Por Rosa Montero
El País, Madrid
Si un explorador marciano viniera a la Tierra, se quedaría turulato al ver que personas adultas son capaces de degollarse y destriparse porque el retal que ellos enarbolan tiene distintos colorines del retal que levantan los contrarios. No me digan que así, observado en frío, no es una payasada.
En cuanto a la llamada "guerra de banderas", sigo pensando que prestamos demasiada atención a los payasos. Si por mí fuera, yo prohibiría que se colgara ninguna bandera en ningún lado. Ni un solo trapajo más ondeando en los edificios públicos. Y que usen los mástiles como barra de ejercicios para el equipo nacional de gimnasia (claro que, tal y como están las cosas, lo del equipo nacional también sería muy discutido).
Sé bien que las banderas son algo más que un trapo porque son un símbolo, aunque tan cargado de la violenta irracionalidad nacionalista que da mucha dentera. Y también sé que el desarrollo de la civilidad conlleva ciertas paradojas.
Una sociedad demócrata no debe matar a los asesinos, ni torturar a los torturadores, ni saltarse las garantías de un Estado de derecho para defenderse de quienes pisotean los derechos de sus víctimas.
De la misma manera, a los que aborrecemos los excesos nacionalistas se nos hace muy cuesta arriba defender una bandera frente a otras, porque desconfiamos de las monsergas patrióticas. Algunos piensan que todo esto debilita a los demócratas frente a los bárbaros; yo creo que no, y la historia lo demuestra: al final, el consenso se impone al vandalismo.

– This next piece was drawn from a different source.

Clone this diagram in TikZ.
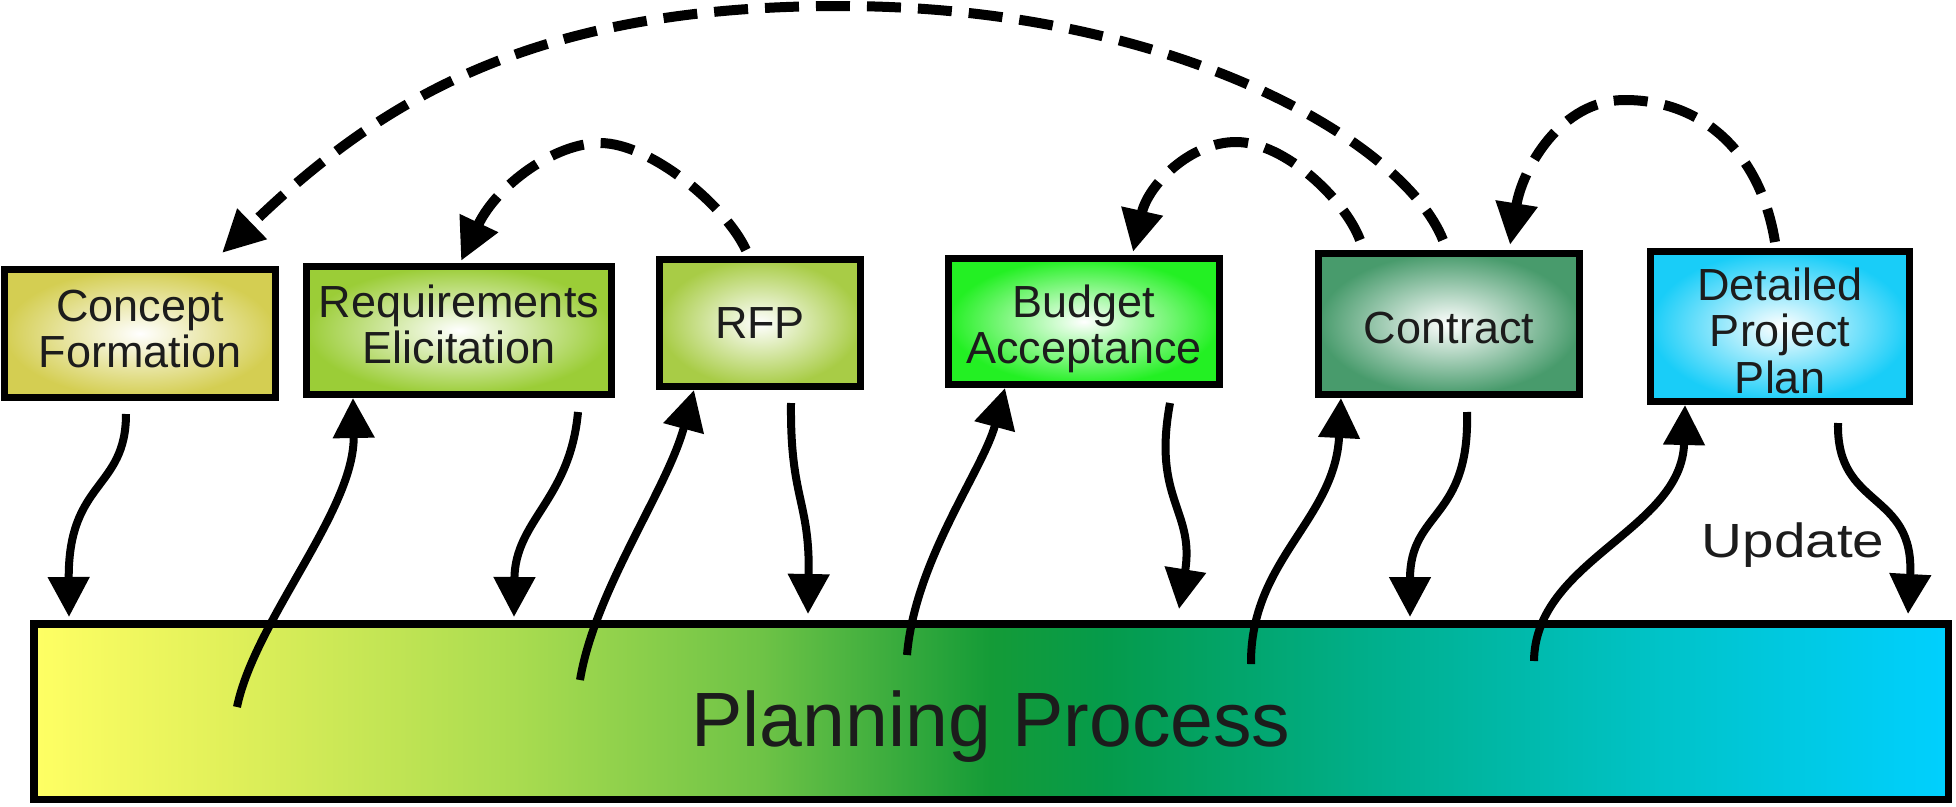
\documentclass[tikz,border=0pt]{standalone}
\usepackage{fontspec}
\setmainfont{Liberation Sans}
\newfontfamily\widefont{Liberation Sans}[FakeStretch=1.18]
\usetikzlibrary{arrows.meta}
\definecolor{txt}{RGB}{28,28,28}
\definecolor{cfc}{RGB}{212,206,82}
\definecolor{rec}{RGB}{155,205,55}
\definecolor{rfc}{RGB}{168,204,70}
\definecolor{bac}{RGB}{35,240,35}
\definecolor{ctc}{RGB}{72,155,108}
\definecolor{dpc}{RGB}{25,205,248}
\definecolor{pp0}{RGB}{255,255,100}
\definecolor{pp1}{RGB}{225,240,90}
\definecolor{pp2}{RGB}{170,220,80}
\definecolor{pp3}{RGB}{110,195,70}
\definecolor{pp4}{RGB}{20,155,55}
\definecolor{pp5}{RGB}{5,155,75}
\definecolor{pp6}{RGB}{0,175,140}
\definecolor{pp7}{RGB}{0,195,200}
\definecolor{pp8}{RGB}{0,208,255}
\pgfdeclarehorizontalshading{planshade}{100bp}{color(0bp)=(pp0); color(25bp)=(pp0); color(30bp)=(pp1); color(37.5bp)=(pp2); color(44bp)=(pp3); color(50bp)=(pp4); color(53bp)=(pp5); color(60bp)=(pp6); color(67.5bp)=(pp7); color(75bp)=(pp8); color(100bp)=(pp8)}
% text block whose first baseline sits #1 above the node centre
\newcommand{\btext}[2]{\raisebox{#1}[0pt][0pt]{\begin{tabular}[t]{@{}c@{}}#2\end{tabular}}}
\begin{document}
\begin{tikzpicture}[x=1pt,y=-1pt,
  box/.style={draw=black, line width=7pt, inner sep=0pt, text=txt, font=\fontsize{45}{46}\selectfont},
  flow/.style={line width=8pt, -{Triangle[length=40pt,width=40pt]}},
  back/.style={line width=10pt, dash pattern=on 34pt off 17pt, -{Triangle[length=42pt,width=40pt]}}]
\useasboundingbox (0,0) rectangle (1956,806);
% boxes
\node[box, inner color=white, outer color=cfc, minimum width=271pt, minimum height=128pt] (cf) at (140,333.5) {\btext{12pt}{Concept\\Formation}};
\node[box, inner color=white, outer color=rec, minimum width=305pt, minimum height=128pt] (re) at (459,330.5) {\btext{13.5pt}{Requirements\\Elicitation}};
\node[box, inner color=white, outer color=rfc, minimum width=201pt, minimum height=127pt] (rfp) at (760,323) {\btext{-15pt}{RFP}};
\node[box, inner color=white, outer color=bac, minimum width=271pt, minimum height=126pt] (ba) at (1084,321.5) {\btext{4.5pt}{Budget\\Acceptance}};
\node[box, inner color=white, outer color=ctc, minimum width=261pt, minimum height=141pt] (ct) at (1449,324) {\btext{-19pt}{Contract}};
\node[box, inner color=white, outer color=dpc, minimum width=259pt, minimum height=150pt, font=\fontsize{45}{46.5}\selectfont] (dp) at (1780,326.5) {\btext{26.5pt}{Detailed\\Project\\Plan}};
\node[draw=black, line width=7.5pt, shading=planshade, inner sep=0pt, minimum width=1914.5pt, minimum height=175.5pt, text=txt, font=\fontsize{77}{80}\selectfont] (pp) at (991,711.5) {\raisebox{-35pt}[0pt][0pt]{Planning Process}};
\node[text=txt, font=\widefont\fontsize{48}{52}\selectfont, inner sep=0pt] (upd) at (1793,545) {Update};
% solid connectors
\draw[flow] ([xshift=-14pt,yshift=-13pt]cf.south) .. controls (126,490) and (68,480) .. ([xshift=39pt,yshift=3pt]pp.north west);
\draw[flow] ([xshift=207pt,yshift=-87pt]pp.north west) .. controls (255,620) and (355,510) .. ([xshift=-106pt]re.south);
\draw[flow] ([xshift=119pt,yshift=-14pt]re.south) .. controls (570,500) and (515,520) .. ([xshift=484pt,yshift=3pt]pp.north west);
\draw[flow] ([xshift=550pt,yshift=-60pt]pp.north west) .. controls (595,590) and (667,490) .. ([xshift=-66pt]rfp.south);
\draw[flow] ([xshift=31pt,yshift=-13pt]rfp.south) .. controls (790,500) and (810,500) .. ([xshift=778pt,yshift=6pt]pp.north west);
\draw[flow] ([xshift=877pt,yshift=-35pt]pp.north west) .. controls (915,560) and (983,470) .. ([xshift=-79pt]ba.south);
\draw[flow] ([xshift=86pt,yshift=-15pt]ba.south) .. controls (1152,500) and (1195,510) .. ([xshift=1149pt,yshift=11pt]pp.north west);
\draw[flow] ([xshift=1221pt,yshift=-44pt]pp.north west) .. controls (1250,560) and (1335,520) .. ([xshift=-108pt]ct.south);
\draw[flow] ([xshift=18pt,yshift=-14pt]ct.south) .. controls (1470,520) and (1410,510) .. ([xshift=1380pt,yshift=3pt]pp.north west);
\draw[flow] ([xshift=1504pt,yshift=-41pt]pp.north west) .. controls (1535,560) and (1682,530) .. ([xshift=-95pt]dp.south);
\draw[flow] ([xshift=58pt,yshift=-18pt]dp.south) .. controls (1836,510) and (1915,490) .. ([xshift=1878pt,yshift=6pt]pp.north west);
% dashed connectors
\draw[back] ([xshift=-6pt,yshift=10pt]ct.north) .. controls (1403,140) and (1170,6) .. (840,6) .. controls (540,6) and (385,95) .. ([xshift=82pt,yshift=13pt]cf.north);
\draw[back] ([xshift=-14pt,yshift=6pt]rfp.north) .. controls (725,205) and (650,143) .. (600,143) .. controls (555,143) and (497,185) .. ([xshift=2pt,yshift=2pt]re.north);
\draw[back] ([xshift=-89pt,yshift=10pt]ct.north) .. controls (1345,200) and (1285,142) .. (1236,142) .. controls (1190,142) and (1148,185) .. ([xshift=49pt,yshift=3pt]ba.north);
\draw[back] ([xshift=-5pt,yshift=6pt]dp.north) .. controls (1760,150) and (1700,100) .. (1625,100) .. controls (1560,100) and (1522,170) .. ([xshift=61pt,yshift=5pt]ct.north);
\end{tikzpicture}
\end{document}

Pero, para ello, hay que tener muy claro lo que queremos. Preferiría que no hubiera pendones patrios, pero si un puñado de violentos mequetrefes envueltos en sus propias banderas (a las que, por cierto, nadie ataca) queman la enseña española, entonces tendré que reivindicarla como mía, y no por española, sino como un símbolo de la legalidad y la civilidad en las que quiero vivir. El símbolo de los que no quemamos las otras banderas.